In one of her first acts as prime minister she will declare her desire to secure the UK’s energy supplies, though it will not have any immediate impact on soaring bills.
As many as 130 licences will be issued and could be announced soon after finance leaders meet in Edinburgh for an update on progress towards the COP26 objectives.
Business Secretary Kwasi Kwarteng – expected to be appointed Chancellor – and the Brexit Opportunities minister Jacob Rees-Mogg, who is likely to be his successor, have held a series of meetings with oil and gas companies to encourage more domestic output, reports The Times.
These meetings follow pressure on energy firms from former Chancellor Rishi Sunak to raise production to avoid facing further windfall taxes. Mr Sunak’s energy profits levy, announced in response to rising energy bills, included an 80% allowance to boost investment in North Sea extraction. The industry is opposed to further taxes as a condition for increasing production.
Mr Kwarteng wrote to North Sea oil and gas firms at the end of April demanding they reinvest profits in accelerating production of oil and gas to reduce the UK’s dependency on imports, and in the clean energy technologies.
The North Sea, although in long term decline, still contains oil and gas equivalent to about 15 billion barrels, of which about a billon barrels of oil is consumed domestically, according to figures from the North Sea Transition Authority.
A number of companies, including Anglo-French company Perenco, BP and TotalEnergies, another French company, are hoping to increase production.
Ms Truss is likely to support plans by Equinor, the Norwegian state energy company, to extract 70,000 barrels of oil a day from the Rosebank field which it claims will meet 8% of British production by the end of the decade.
Shell has received permission to extract oil from the Jackdaw site, but this is now caught up in a legal case brought by Greenpeace.
The latest scramble to boost production comes as YouGov poll for The Times indicated that nearly half of Tory voters backed the renationalisation of the energy industry, with one in four people saying they could not heat their homes this winter.
Ben van Beurden, chief executive of Shell, Europe’s biggest oil and gas company, said yesterday that he did “not think this crisis is going to be limited to just one winter”.
Mike Tholen, Offshore Energies UK’s sustainability director, said: “The UK’s homes and businesses cannot do without these fuels so if the nation stopped producing oil and gas, it would just have to import them.
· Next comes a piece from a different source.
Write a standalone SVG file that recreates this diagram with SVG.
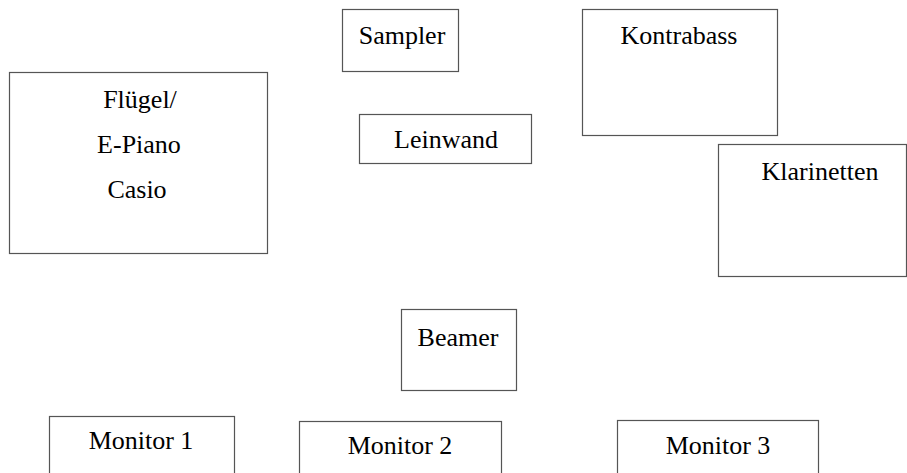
<svg xmlns="http://www.w3.org/2000/svg" width="907" height="473" viewBox="0 0 907 473">
<style>
rect{fill:#fff;stroke:#555;stroke-width:1.2}
text{font-family:"Liberation Serif","Times New Roman",serif;font-size:26px;fill:#000;text-anchor:middle}
</style>
<rect x="0" y="0" width="907" height="473" style="stroke:none"/>
<g id="fluegel"><rect x="9.5" y="72.5" width="258" height="181"/><text x="140" y="108">Flügel/</text><text x="139" y="153">E-Piano</text><text x="137" y="198">Casio</text></g>
<g id="sampler"><rect x="342.5" y="9.5" width="116" height="62"/><text x="402" y="44">Sampler</text></g>
<g id="leinwand"><rect x="359.5" y="114.5" width="172" height="49"/><text x="446" y="148">Leinwand</text></g>
<g id="kontrabass"><rect x="582.5" y="9.5" width="195" height="126"/><text x="679" y="44">Kontrabass</text></g>
<g id="klarinetten"><rect x="718.5" y="144.5" width="188" height="132"/><text x="820" y="180">Klarinetten</text></g>
<g id="beamer"><rect x="401.5" y="309.5" width="115" height="81"/><text x="458" y="346">Beamer</text></g>
<g id="monitor1"><rect x="49.5" y="416.5" width="185" height="70"/><text x="141" y="449">Monitor 1</text></g>
<g id="monitor2"><rect x="299.5" y="421.5" width="202" height="70"/><text x="400" y="454">Monitor 2</text></g>
<g id="monitor3"><rect x="617.5" y="420.5" width="201" height="70"/><text x="718" y="454">Monitor 3</text></g>
<g id="connectors"></g>
</svg>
The only alternative would be cold homes, electricity shortages and transport limited largely to bikes and walking.”
There is a scramble across Europe for dwindling supplies. Ursula von der Leyen, president of the European Commission, said yesterday that the bloc was preparing to reform the continent’s electricity market.
Outgoing Prime Minister Boris Johnson has an advocate for nuclear and wind power which are helping keep down prices in France.
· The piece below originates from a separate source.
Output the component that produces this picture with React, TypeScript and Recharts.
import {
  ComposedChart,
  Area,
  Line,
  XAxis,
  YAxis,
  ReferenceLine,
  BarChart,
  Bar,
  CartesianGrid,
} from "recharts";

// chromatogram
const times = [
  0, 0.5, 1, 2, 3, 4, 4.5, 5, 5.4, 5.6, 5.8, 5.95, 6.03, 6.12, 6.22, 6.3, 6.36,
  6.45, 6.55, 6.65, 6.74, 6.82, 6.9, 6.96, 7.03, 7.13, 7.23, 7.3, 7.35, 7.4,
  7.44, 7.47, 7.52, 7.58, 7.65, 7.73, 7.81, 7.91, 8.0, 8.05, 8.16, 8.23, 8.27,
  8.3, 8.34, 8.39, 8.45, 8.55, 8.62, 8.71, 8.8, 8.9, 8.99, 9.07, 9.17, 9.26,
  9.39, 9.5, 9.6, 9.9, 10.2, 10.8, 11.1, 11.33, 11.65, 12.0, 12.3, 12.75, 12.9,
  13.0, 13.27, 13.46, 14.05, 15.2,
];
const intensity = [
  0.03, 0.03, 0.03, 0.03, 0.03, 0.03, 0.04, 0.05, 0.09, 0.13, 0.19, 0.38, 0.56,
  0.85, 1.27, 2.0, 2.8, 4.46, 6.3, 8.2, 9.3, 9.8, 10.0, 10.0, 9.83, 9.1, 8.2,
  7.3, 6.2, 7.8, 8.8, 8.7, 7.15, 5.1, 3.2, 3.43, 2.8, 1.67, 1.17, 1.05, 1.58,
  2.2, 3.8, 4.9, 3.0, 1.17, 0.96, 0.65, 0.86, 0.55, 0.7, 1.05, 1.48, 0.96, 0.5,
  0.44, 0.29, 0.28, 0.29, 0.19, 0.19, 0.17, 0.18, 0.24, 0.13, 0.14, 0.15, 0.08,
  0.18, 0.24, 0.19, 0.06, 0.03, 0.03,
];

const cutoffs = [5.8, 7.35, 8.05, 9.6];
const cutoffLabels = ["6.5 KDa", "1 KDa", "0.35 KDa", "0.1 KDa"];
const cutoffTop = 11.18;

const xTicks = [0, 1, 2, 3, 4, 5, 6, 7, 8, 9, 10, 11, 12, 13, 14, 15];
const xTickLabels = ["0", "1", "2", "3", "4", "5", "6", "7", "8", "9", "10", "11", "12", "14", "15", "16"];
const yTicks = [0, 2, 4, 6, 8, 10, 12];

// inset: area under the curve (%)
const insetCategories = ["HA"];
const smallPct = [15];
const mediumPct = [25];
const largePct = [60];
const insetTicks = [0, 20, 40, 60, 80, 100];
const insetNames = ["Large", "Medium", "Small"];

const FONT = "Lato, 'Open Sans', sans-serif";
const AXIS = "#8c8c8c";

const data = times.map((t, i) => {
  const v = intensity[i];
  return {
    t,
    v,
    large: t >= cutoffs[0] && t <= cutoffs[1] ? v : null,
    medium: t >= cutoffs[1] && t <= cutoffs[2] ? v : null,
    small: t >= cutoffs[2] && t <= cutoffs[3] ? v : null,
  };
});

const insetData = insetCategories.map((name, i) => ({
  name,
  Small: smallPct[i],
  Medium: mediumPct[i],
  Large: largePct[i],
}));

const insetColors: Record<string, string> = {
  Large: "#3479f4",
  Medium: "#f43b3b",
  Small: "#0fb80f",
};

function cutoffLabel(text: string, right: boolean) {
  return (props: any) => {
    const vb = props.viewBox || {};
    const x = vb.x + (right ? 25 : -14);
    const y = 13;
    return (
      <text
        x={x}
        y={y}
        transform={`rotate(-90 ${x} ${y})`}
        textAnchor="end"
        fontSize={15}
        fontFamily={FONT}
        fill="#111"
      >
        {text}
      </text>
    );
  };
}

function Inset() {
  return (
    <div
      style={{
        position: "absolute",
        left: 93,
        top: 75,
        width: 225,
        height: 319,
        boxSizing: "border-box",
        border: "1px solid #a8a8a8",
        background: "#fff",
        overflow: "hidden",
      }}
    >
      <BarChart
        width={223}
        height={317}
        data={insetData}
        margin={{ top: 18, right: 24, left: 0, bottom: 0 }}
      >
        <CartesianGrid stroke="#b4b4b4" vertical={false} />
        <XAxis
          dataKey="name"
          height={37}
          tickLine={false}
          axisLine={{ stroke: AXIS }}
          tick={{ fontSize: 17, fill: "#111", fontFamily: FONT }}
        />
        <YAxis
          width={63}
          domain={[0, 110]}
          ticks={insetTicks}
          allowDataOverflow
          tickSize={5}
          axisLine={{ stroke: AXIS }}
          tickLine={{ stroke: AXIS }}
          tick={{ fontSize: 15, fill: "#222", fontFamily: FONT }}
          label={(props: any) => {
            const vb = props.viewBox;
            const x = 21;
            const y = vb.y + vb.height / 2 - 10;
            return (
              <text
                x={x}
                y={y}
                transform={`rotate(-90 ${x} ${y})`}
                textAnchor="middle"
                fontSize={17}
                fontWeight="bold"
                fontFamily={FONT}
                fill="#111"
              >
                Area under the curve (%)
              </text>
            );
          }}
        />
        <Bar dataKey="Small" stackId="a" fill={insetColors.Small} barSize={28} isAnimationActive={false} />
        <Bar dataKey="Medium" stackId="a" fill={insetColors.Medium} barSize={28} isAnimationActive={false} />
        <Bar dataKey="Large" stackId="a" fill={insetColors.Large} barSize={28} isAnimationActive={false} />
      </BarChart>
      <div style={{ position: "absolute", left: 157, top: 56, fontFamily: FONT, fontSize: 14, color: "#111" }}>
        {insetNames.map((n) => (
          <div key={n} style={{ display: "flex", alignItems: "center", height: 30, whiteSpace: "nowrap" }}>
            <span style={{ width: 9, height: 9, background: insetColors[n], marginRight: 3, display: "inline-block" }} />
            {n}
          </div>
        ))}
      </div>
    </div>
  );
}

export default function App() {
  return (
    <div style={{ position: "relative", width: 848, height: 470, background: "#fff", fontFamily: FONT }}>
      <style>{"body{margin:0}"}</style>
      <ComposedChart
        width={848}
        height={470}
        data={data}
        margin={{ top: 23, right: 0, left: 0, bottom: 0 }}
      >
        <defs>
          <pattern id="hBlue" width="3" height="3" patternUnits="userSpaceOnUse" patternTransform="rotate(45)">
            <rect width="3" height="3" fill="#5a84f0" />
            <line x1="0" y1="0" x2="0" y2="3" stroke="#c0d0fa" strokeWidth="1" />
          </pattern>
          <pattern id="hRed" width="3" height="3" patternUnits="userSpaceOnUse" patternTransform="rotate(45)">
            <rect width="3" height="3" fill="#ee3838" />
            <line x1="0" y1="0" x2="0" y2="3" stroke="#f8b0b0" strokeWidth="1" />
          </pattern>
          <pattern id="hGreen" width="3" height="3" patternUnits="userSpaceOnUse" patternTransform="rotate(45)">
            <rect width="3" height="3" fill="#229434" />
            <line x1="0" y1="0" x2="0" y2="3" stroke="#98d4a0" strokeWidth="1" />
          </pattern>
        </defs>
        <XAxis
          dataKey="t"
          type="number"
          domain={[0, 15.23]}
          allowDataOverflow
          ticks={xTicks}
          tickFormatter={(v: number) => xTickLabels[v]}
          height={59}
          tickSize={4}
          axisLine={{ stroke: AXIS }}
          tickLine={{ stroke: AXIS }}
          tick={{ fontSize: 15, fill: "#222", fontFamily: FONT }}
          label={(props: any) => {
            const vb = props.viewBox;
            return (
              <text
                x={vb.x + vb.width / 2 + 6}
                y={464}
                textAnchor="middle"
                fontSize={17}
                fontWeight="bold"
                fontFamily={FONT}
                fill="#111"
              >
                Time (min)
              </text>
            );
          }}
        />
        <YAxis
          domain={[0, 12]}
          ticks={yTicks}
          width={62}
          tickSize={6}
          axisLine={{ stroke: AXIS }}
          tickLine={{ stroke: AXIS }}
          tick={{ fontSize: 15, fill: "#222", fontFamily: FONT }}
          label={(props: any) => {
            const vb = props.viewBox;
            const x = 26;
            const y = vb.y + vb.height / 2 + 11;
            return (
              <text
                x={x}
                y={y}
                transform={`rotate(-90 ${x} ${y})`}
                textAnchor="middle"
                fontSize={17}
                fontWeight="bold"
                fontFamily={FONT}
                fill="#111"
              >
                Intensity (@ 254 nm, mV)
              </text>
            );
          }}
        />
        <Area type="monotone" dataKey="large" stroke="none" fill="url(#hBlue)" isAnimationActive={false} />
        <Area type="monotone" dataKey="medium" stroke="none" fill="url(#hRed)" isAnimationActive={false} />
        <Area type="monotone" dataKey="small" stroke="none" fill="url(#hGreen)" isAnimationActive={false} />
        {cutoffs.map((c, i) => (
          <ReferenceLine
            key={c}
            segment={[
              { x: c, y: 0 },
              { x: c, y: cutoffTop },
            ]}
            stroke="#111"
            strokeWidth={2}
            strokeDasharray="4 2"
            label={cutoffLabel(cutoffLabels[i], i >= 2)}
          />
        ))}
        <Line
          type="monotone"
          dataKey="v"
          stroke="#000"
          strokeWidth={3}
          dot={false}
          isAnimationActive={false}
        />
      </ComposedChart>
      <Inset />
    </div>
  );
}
Chancellor Nadhim Zahawi is in the US to discuss global economic pressures with counterparts in the US Government and leading international economic and financial institutions.
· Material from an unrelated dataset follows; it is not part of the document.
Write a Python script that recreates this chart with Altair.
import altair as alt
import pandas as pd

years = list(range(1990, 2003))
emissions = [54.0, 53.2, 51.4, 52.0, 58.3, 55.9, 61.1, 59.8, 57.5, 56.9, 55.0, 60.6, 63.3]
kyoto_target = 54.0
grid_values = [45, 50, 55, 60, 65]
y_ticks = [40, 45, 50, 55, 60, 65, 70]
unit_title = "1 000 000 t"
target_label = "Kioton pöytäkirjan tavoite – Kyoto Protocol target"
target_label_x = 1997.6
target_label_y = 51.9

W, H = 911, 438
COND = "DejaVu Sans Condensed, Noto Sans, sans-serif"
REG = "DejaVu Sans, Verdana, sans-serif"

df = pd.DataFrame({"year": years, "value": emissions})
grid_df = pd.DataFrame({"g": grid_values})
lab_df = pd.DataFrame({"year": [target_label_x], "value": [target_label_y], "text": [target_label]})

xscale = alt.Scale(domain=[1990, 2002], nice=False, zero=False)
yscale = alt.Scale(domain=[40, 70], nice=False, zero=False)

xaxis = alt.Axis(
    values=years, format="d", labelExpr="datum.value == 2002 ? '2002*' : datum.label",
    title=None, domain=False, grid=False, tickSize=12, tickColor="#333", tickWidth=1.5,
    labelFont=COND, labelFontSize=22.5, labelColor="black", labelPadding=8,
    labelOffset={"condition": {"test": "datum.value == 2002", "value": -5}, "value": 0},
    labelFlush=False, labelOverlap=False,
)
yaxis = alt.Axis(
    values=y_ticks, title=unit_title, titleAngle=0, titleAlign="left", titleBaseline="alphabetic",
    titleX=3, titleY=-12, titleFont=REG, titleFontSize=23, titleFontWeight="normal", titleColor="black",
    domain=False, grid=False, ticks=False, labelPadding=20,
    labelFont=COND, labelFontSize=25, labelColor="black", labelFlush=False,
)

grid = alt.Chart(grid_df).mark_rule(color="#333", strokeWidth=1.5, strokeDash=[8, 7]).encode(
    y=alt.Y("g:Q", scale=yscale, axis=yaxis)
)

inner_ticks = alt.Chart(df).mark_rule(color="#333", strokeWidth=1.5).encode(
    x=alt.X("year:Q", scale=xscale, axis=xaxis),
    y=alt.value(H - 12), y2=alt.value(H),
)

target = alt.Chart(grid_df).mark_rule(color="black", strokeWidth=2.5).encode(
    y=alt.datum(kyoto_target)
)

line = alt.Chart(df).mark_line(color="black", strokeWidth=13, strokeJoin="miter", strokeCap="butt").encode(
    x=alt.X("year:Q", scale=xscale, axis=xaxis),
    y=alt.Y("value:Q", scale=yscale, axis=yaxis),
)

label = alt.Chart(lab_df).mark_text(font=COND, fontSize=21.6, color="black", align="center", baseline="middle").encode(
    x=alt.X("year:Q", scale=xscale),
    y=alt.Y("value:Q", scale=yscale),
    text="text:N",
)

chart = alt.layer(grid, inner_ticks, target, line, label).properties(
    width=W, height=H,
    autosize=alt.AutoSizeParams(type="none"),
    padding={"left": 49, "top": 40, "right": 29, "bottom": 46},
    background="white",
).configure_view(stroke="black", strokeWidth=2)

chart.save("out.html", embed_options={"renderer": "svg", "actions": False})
During visits to New York and Washington DC this week, Mr Zahawi will stress the need for continued collaboration with the UK’s international partners and allies such as the US to tackle the issues that are causing rising prices and slower growth across world economies.
Mr Zahawi is expected to indicate a desire for increased civil nuclear cooperation and closer working between the UK and US nuclear industries on developing technologies, such as small and advanced modular reactors.
Discussions will also be held on furthering sanctions against Russia in response to Putin’s war of aggression against Ukraine.